Once down the stairs, we get another classic noir icon — the mirror double. As Phyllis looks in the mirror, she says, “I hope I got my face on straight,” foreshadowing her own two-face deception. A similar technique is used in Vertigo (1958), when Kim Novak looks into a mirror and says, “I’ve got my face on.”

This foreshadowing is fully realized during the climax, as Wilder cuts to an omniscient high-angle. This is the only time we break Walter’s first-person flashbacks, as we now look down from above as if fate watching. The 19-second shot holds while Phyllis descends the stairs, unlocks the door and turns off the lights. She proceeds into the living room, places a gun underneath the sofa cushion and sits on it, recalling Walter’s earlier line about “sitting on a hot poker.”

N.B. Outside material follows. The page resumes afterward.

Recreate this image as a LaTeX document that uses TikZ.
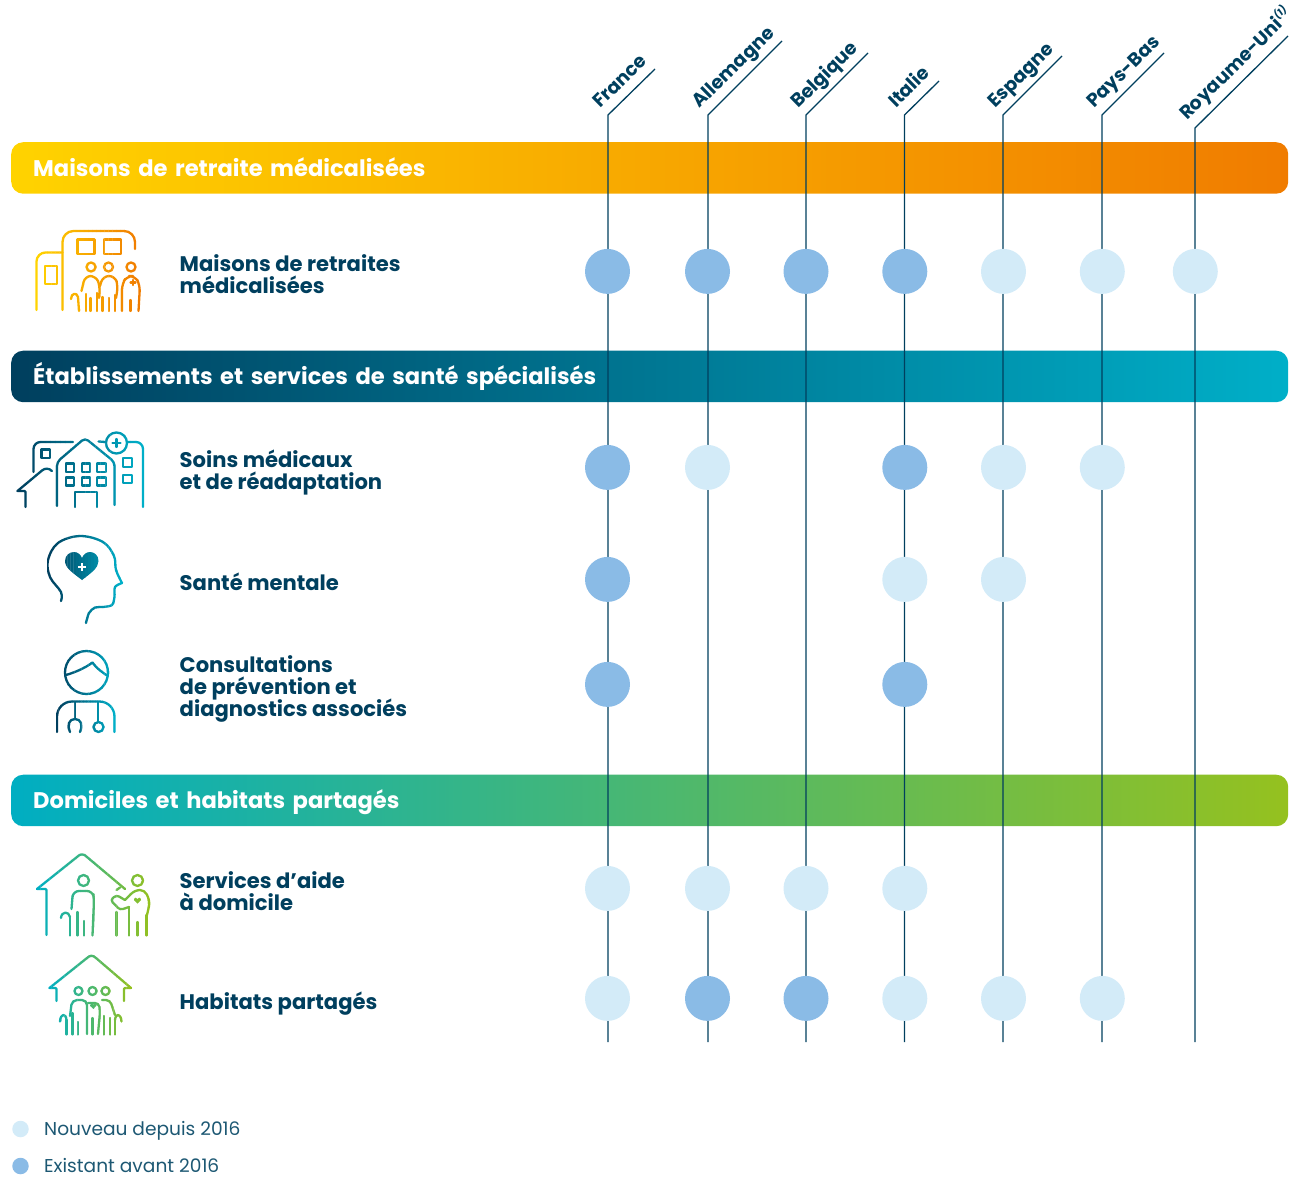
\documentclass[tikz,border=0pt]{standalone}
\usepackage{fontspec}
\setmainfont{Poppins}
\usetikzlibrary{calc}
\normallineskiplimit=-10pt
\definecolor{navy}{HTML}{003F5E}
\definecolor{legendtxt}{HTML}{1D5873}
\definecolor{dotold}{HTML}{8ABBE6}
\definecolor{dotnew}{HTML}{D3EBF8}
\definecolor{goldA}{HTML}{FFD300}
\definecolor{goldB}{HTML}{F07C00}
\definecolor{tealA}{HTML}{003F5E}
\definecolor{tealB}{HTML}{00AFC8}
\definecolor{greenA}{HTML}{00AEC2}
\definecolor{greenM}{HTML}{55B882}
\definecolor{greenB}{HTML}{95C11F}
\tikzset{
  barbox/.style={anchor=north west,minimum width=1277pt,minimum height=51.5pt,text width=1233pt,inner xsep=22pt,inner ysep=0pt,rounded corners=12pt,text=white,align=left,text height=21pt,text depth=4pt,font=\fontsize{22.6}{24}\selectfont\bfseries},
  rowlabel/.style={anchor=west,inner sep=0pt,text=navy,align=left,execute at begin node={\lineskiplimit=-10pt },font=\fontsize{21.1}{22}\selectfont\bfseries},
  country/.style={anchor=base west,rotate=44.5,inner sep=0pt,text=navy,font=\fontsize{18.8}{20}\selectfont\bfseries},
  colline/.style={draw=navy,line width=1.3pt},
  newdot/.style={circle,fill=dotnew,minimum size=45pt,inner sep=0pt},
  olddot/.style={circle,fill=dotold,minimum size=45pt,inner sep=0pt},
  icn/.style={draw=icncol,line width=2.3pt,line cap=round,line join=round},
  icnfill/.style={fill=icncol},
  legendtext/.style={anchor=base west,inner sep=0pt,text=legendtxt,font=\fontsize{18.6}{22}\selectfont}
}
% draws #5 cut in thin upright slices, so the stroke colour runs from #3 to #4
\newcommand\iconslices[5]{
  \foreach \s in {0,...,25} {
    \pgfmathsetmacro\xa{#1+(#2-#1)*\s/26}
    \pgfmathsetmacro\xb{#1+(#2-#1)*(\s+1)/26+0.25}
    \pgfmathtruncatemacro\pc{100*\s/25}
    \colorlet{icncol}{#4!\pc!#3}
    \begin{scope}
      \clip (\xa,0) rectangle (\xb,1176);
      #5
    \end{scope}
  }
}
\begin{document}
\begin{tikzpicture}[x=1pt,y=-1pt]
\useasboundingbox (0,0) rectangle (1290,1176);
% bands
\node (barA) [barbox,left color=goldA,right color=goldB] at (11,142) {Maisons de retraite médicalisées};
\node (barB) [barbox,left color=tealA,right color=tealB] at (11,350.5) {Établissements et services de santé spécialisés};
\node (barC) [barbox,left color=greenA,middle color=greenM,right color=greenB] at (11,774.5) {Domiciles et habitats partagés};
% country columns
\coordinate (fraTip) at (655,69);   \coordinate (fraTop) at (608,115);  \coordinate (fraEnd) at (608,1042);
\coordinate (allTip) at (782,41);   \coordinate (allTop) at (708,115);  \coordinate (allEnd) at (708,1042);
\coordinate (belTip) at (868,53);   \coordinate (belTop) at (806,115);  \coordinate (belEnd) at (806,1042);
\coordinate (itaTip) at (939,81);   \coordinate (itaTop) at (904.5,115);\coordinate (itaEnd) at (904.5,1042);
\coordinate (espTip) at (1062,56);  \coordinate (espTop) at (1003,115); \coordinate (espEnd) at (1003,1042);
\coordinate (payTip) at (1164,53);  \coordinate (payTop) at (1102,115); \coordinate (payEnd) at (1102,1042);
\coordinate (royTip) at (1288,36);  \coordinate (royTop) at (1195,128); \coordinate (royEnd) at (1195,1042);
\draw[colline] (fraTip)--(fraTop)--(fraEnd);
\draw[colline] (allTip)--(allTop)--(allEnd);
\draw[colline] (belTip)--(belTop)--(belEnd);
\draw[colline] (itaTip)--(itaTop)--(itaEnd);
\draw[colline] (espTip)--(espTop)--(espEnd);
\draw[colline] (payTip)--(payTop)--(payEnd);
\draw[colline] (royTip)--(royTop)--(royEnd);
\node (fra) [country] at (600.5,109) {France};
\node (all) [country] at (699.5,109) {Allemagne};
\node (bel) [country] at (798.5,109) {Belgique};
\node (ita) [country] at (896,109) {Italie};
\node (esp) [country] at (995.5,109) {Espagne};
\node (pay) [country] at (1094,109) {Pays-Bas};
\node (roy) [country] at (1187,121) {Royaume-Uni\raisebox{.8ex}{\fontsize{10}{10}\selectfont\itshape(1)}};
% row labels
\node (lblRetraite) [rowlabel] at (179.5,274.5) {Maisons de retraites\\médicalisées};
\node (lblSoins) [rowlabel] at (179.5,472) {Soins médicaux\\et de réadaptation};
\node (lblMentale) [rowlabel] at (179.5,582) {Santé mentale};
\node (lblConsult) [rowlabel] at (179.5,689) {Consultations\\de prévention et\\diagnostics associés};
\node (lblAide) [rowlabel] at (179.5,891) {Services d’aide\\à domicile};
\node (lblHabitat) [rowlabel] at (179.5,1004) {Habitats partagés};
% dots
\node (fraA) [olddot] at (607.5,271.4) {};
\node (allA) [olddot] at (707.5,271.4) {};
\node (belA) [olddot] at (806,271.4) {};
\node (itaA) [olddot] at (904.8,271.4) {};
\node (espA) [newdot] at (1003.5,271.4) {};
\node (payA) [newdot] at (1102.3,271.4) {};
\node (royA) [newdot] at (1195.3,271.4) {};
\node (fraB) [olddot] at (607.5,467.4) {};
\node (allB) [newdot] at (707.5,467.4) {};
\node (itaB) [olddot] at (904.8,467.4) {};
\node (espB) [newdot] at (1003.5,467.4) {};
\node (payB) [newdot] at (1102.3,467.4) {};
\node (fraC) [olddot] at (607.5,579.4) {};
\node (itaC) [newdot] at (904.8,579.4) {};
\node (espC) [newdot] at (1003.5,579.4) {};
\node (fraD) [olddot] at (607.5,684.4) {};
\node (itaD) [olddot] at (904.8,684.4) {};
\node (fraE) [newdot] at (607.5,888.4) {};
\node (allE) [newdot] at (707.5,888.4) {};
\node (belE) [newdot] at (806,888.4) {};
\node (itaE) [newdot] at (904.8,888.4) {};
\node (fraF) [newdot] at (607.5,998.4) {};
\node (allF) [olddot] at (707.5,998.4) {};
\node (belF) [olddot] at (806,998.4) {};
\node (itaF) [newdot] at (904.8,998.4) {};
\node (espF) [newdot] at (1003.5,998.4) {};
\node (payF) [newdot] at (1102.3,998.4) {};
% legend
\node (keyNew) [newdot,minimum size=16.5pt] at (20.5,1129) {};
\node (keyOld) [olddot,minimum size=16.5pt] at (20.5,1166) {};
\node (txtNew) [legendtext] at (44,1135) {Nouveau depuis 2016};
\node (txtOld) [legendtext] at (44,1172) {Existant avant 2016};
% icon: nursing home
\iconslices{35}{141}{goldA}{goldB}{
  \draw[icn,rounded corners=9pt] (36.5,310)--(36.5,252.5)--(62.5,252.5);
  \draw[icn,rounded corners=11pt] (62.5,310)--(62.5,231)--(135,231)--(135,249);
  \draw[icn] (77.5,239.5) rectangle (94.5,254);
  \draw[icn] (104,239.5) rectangle (121,254);
  \draw[icn] (45,266) rectangle (57,284);
  \draw[icn] (91,267) circle (4.5);
  \draw[icn] (108.5,267) circle (4.5);
  \draw[icn] (131,267) circle (4.5);
  \draw[icn,rounded corners=6pt] (81.5,291)--(85,276)--(96,276)--(100,286)--(99,298);
  \draw[icn,rounded corners=6pt] (100,286)--(103,276)--(115,276)--(118,286)--(116,298);
  \draw[icn,rounded corners=6pt] (122,311)--(122,284)--(127,276)--(135,276)--(140,285)--(138.5,311);
  \draw[icn] (133,280)--(133,285) (130.5,282.5)--(135.5,282.5);
  \draw[icn] (86,294)--(86,311) (90.5,298)--(90.5,311) (97,293)--(97,311) (102.5,297)--(102.5,311);
  \draw[icn] (109,298)--(109,311) (115,295)--(115,311) (130.5,300)--(130.5,311);
  \draw[icn] (71,299) .. controls (71,293) and (77,292) .. (78,297)--(79,311);
}
% icon: hospital
\iconslices{16}{145}{tealA}{tealB}{
  \draw[icn,rounded corners=7pt] (33.5,472)--(33.5,442)--(73,442);
  \draw[icn] (41.5,449.5) rectangle (50,458);
  \draw[icn,rounded corners=1pt] (25.5,507)--(25.5,491)--(17.5,491);
  \draw[icn] (17.5,491)--(42,470.5) .. controls (45,468) and (49,468) .. (52,471);
  \draw[icn,rounded corners=4pt] (57,506)--(57,462)--(85,438)--(114.5,462)--(114.5,505);
  \draw[icn] (66,463.5) rectangle (74,472) (82,463.5) rectangle (90,472) (97,463.5) rectangle (106,472);
  \draw[icn] (66,477.5) rectangle (74,485.5) (82,477.5) rectangle (90,485.5) (97,477.5) rectangle (106,485.5);
  \draw[icn] (75,507)--(75,492)--(97,492)--(97,507);
  \draw[icn] (98.5,441.5)--(105.5,442);
  \draw[icn] (116.5,443) circle (10.5);
  \draw[icn] (116.5,439)--(116.5,447) (112.5,443)--(120.5,443);
  \draw[icn,rounded corners=7pt] (127,442)--(143,442)--(143,507);
  \draw[icn] (123,458) rectangle (132,467) (123,475) rectangle (132,483);
}
% icon: mental health
\iconslices{47}{123}{tealA}{tealB}{
  \draw[icn] plot[smooth,tension=.6] coordinates {(61,601) (61,592) (50,577) (48,560) (58,543) (80,536) (103,542) (114,556) (116,570) (122,583)};
  \draw[icn] plot[smooth,tension=.5] coordinates {(122,583) (115,587) (114.5,597) (112,605) (103,607) (95,607.5) (89,613) (86,623)};
  \fill[icnfill] (82,580) .. controls (73,573) and (65,568) .. (65,561) .. controls (65,555) and (70,552) .. (74,552) .. controls (78,552) and (81,555) .. (82,558) .. controls (83,555) and (86,552) .. (90,552) .. controls (94,552) and (98.5,555) .. (98.5,561) .. controls (98.5,568) and (91,573) .. (82,580);
  \draw[white,line width=1.7pt] (82,563)--(82,571) (78,567)--(86,567);
}
% icon: doctor
\iconslices{56}{116}{tealA}{tealB}{
  \draw[icn] (86.5,672.5) circle (21.5);
  \draw[icn] (66,675) .. controls (76,672) and (85,668) .. (92.5,662.5) .. controls (96,668) and (102,672) .. (107,675.5);
  \draw[icn,rounded corners=15pt] (57,732)--(57,701.5)--(114.5,701.5)--(114.5,732);
  \draw[icn] (75,702)--(75,719);
  \draw[icn] (70,732) .. controls (67,725) and (69,719) .. (75,719) .. controls (81,719) and (83,725) .. (80,732);
  \draw[icn] (98,702)--(98,722);
  \draw[icn] (98.5,727) circle (5);
}
% icon: home care
\iconslices{36}{152}{greenA}{greenB}{
  \draw[icn,rounded corners=1pt] (46.5,935)--(46.5,889)--(37,889);
  \draw[icn] (37,889)--(77,857) .. controls (80,853.5) and (84,853.5) .. (87,857)--(125,889);
  \draw[icn] (116.5,890)--(120,887.5);
  \draw[icn] (83.5,880.5) circle (5.5);
  \draw[icn,rounded corners=6pt] (71.5,909)--(73,891)--(93,891)--(94,900)--(92.5,935.5);
  \draw[icn] (70,917)--(70,935.5) (77.5,912)--(77.5,935.5) (84,921)--(84,935.5);
  \draw[icn] (61,918) .. controls (61.5,911) and (69,911) .. (70,917);
  \draw[icn] (137.5,880.5) circle (5.5);
  \draw[icn,rounded corners=3pt] (129,907)--(120,910)--(110.5,900)--(116.5,895)--(125,900);
  \draw[icn,rounded corners=5pt] (125,900)--(135,890)--(145,890)--(150,902)--(147,915);
  \draw[icn] (116.5,912)--(116.5,935.5) (129,907)--(129,935.5) (137.5,922)--(137.5,935.5) (146.5,915)--(146.5,935.5);
  \fill[icnfill] (137.5,903.5) -- (134,900) .. controls (134,897) and (137,897) .. (137.5,899) .. controls (138,897) and (141,897) .. (141,900) -- cycle;
}
% icon: shared housing
\iconslices{48}{133}{greenA}{greenB}{
  \draw[icn,rounded corners=1pt] (56.5,1001)--(56.5,988)--(49.5,988);
  \draw[icn] (49.5,988)--(87,958) .. controls (90,955) and (93,955) .. (96,958)--(131,988);
  \draw[icn,rounded corners=1pt] (131,988)--(124,988)--(124,1001);
  \draw[icn] (78.5,991) circle (4) (92.5,991) circle (4) (105.5,991) circle (4);
  \draw[icn,rounded corners=5pt] (70,1016)--(72,1000)--(87,1000)--(87,1034);
  \draw[icn,rounded corners=4pt] (88,1003)--(99,1003)--(100,1012)--(98,1034);
  \draw[icn,rounded corners=4pt] (102,1000)--(110,1000)--(115,1015);
  \draw[icn] (66.5,1020)--(66.5,1034.5) (72.5,1013)--(72.5,1034.5) (78,1022)--(78,1034.5);
  \draw[icn] (92.5,1018)--(92.5,1034.5) (104,1016)--(104,1034.5) (110,1018)--(110,1034.5) (115,1020)--(115,1034.5);
  \draw[icn] (60,1021.5) .. controls (60.5,1013) and (66,1013) .. (66.5,1020);
  \draw[icn] (121.5,1021.5) .. controls (121,1013) and (115.5,1013) .. (115,1020);
  \fill[icnfill] (93.3,1009) -- (90,1005.5) .. controls (90,1003) and (93,1003) .. (93.3,1004.5) .. controls (93.6,1003) and (96.6,1003) .. (96.6,1005.5) -- cycle;
}
\end{tikzpicture}
\end{document}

Once Walter arrives, Wilder makes brilliant use of slow disclosure, slowly revealing things that lie in waiting off screen. As Walter closes the windows, he turns to see what we already knew was out of the frame — Phyllis holding the gun. Shortly after, he flips it, as Phyllis decides she can’t kill Walter and pulls him in close. Fittingly, the gun remains off screen, and as Phyllis stiffens up with fear in her eyes, we know Walter has pressed the gun up against her belly. We don’t have to see it. We know it.

Wilder uses a similar “out of the frame” technique during the death of Mr. Dietrichson. Wilder camera holds on Phyllis’ evil eyes as she honks the horn, while Walter strangles Mr. Dietrichson off screen. Sometimes it’s more powerful not to show it.

Other times, it can be enormously suspenseful to show what’s “off screen” to certain characters, but which is “on screen” to we the viewers. Take the scene where Phyllis hides behind Walter’s open door, as Walter speaks to Keyes in the hallway. Keyes does not know how close he is to catching her, but we do. It’s a similar construct as Grace Kelly’s apartment break-in in Rear Window (1954) or Tippi Hedren’s safe heist in Marnie (1964) where we can see someone coming dangerously close to catching them, but they cannot.

Finally, Wilder feels most Hitchcockian during his tracking shot following Walter down the center of the train car, mirroring the opening credits. This increases the tension as we the audience worry he will be spotted, only for Wilder to reveal a man on the back of the train, eagerly waiting to talk to Walter.

Score

The slow train walk on crutches obviously echoes the opening credits. And what would the opening credits be without the brooding score by Miklos Rozsa?

The score earned him his sixth of 17 total Oscar nominations, of which he would win three for Spellbound (1945), A Double Life (1947) and Ben-Hur (1959). Still, his score for Double Indemnity is my personal favorite, not simply because it is ominous. Listen how it also turns mysterious at the 1:50 mark. Then, allow yourself to be swept away by the beautiful strings at the 2:10 mark. As the piece continues, it returns to the ominous tone with a thundering conclusion.

Legacy

The film was highly acclaimed upon its release, earning seven Oscar nomination, including Best Picture. While it went home empty-handed, you could argue that it was directly responsible for Wilder winning Best Picture the following year with The Lost Weekend (1945).

Over the years, its pop culture impact grew and grew. The plot was revived for the very good Body Heat (1981), staring William Hurt and Kathleen Turner. It’s hard to imagine other adult thrillers, from Fatal Attraction (1987) to Disclosure (1994) to Unfaithful (2002), without this one. And the notion of a fine-print murder clause was later influential on Double Jeopardy (1999). But it’s not just adult tales of affairs that reference it. The kid character Mike TV mentions the film in Willy Wonka and the Chocolate Factory (1971).

Double Indemnity will remain on movie best lists as long as they are written. It ranked No. 38 on the AFI’s original Top 100 in 1997, and then jumped up to No. 29 when the list was revised in 2007. It holds a key place in film history on a number of fronts. As suspense, it’s nail-biting. As romance, it’s passionately intense. And as noir, it’s as good as it gets. The Maltese Falcon (1941) may have begun film noir, but it was 1944 that gave us Edward Dmytryk’s Murder My Sweet, Otto Preminger’s Laura and Wilder’s Double Indemnity masterpiece. Which brings us back to Muller’s statement: “If I had one movie to explain to people what noir is, it’s Double Indemnity.” Muller insists that noir is Hollywood’s only organic artistic movement. And if that’s the case, what does that say about this amazing film, the epitome of Hollywood’s only organic artistic movement?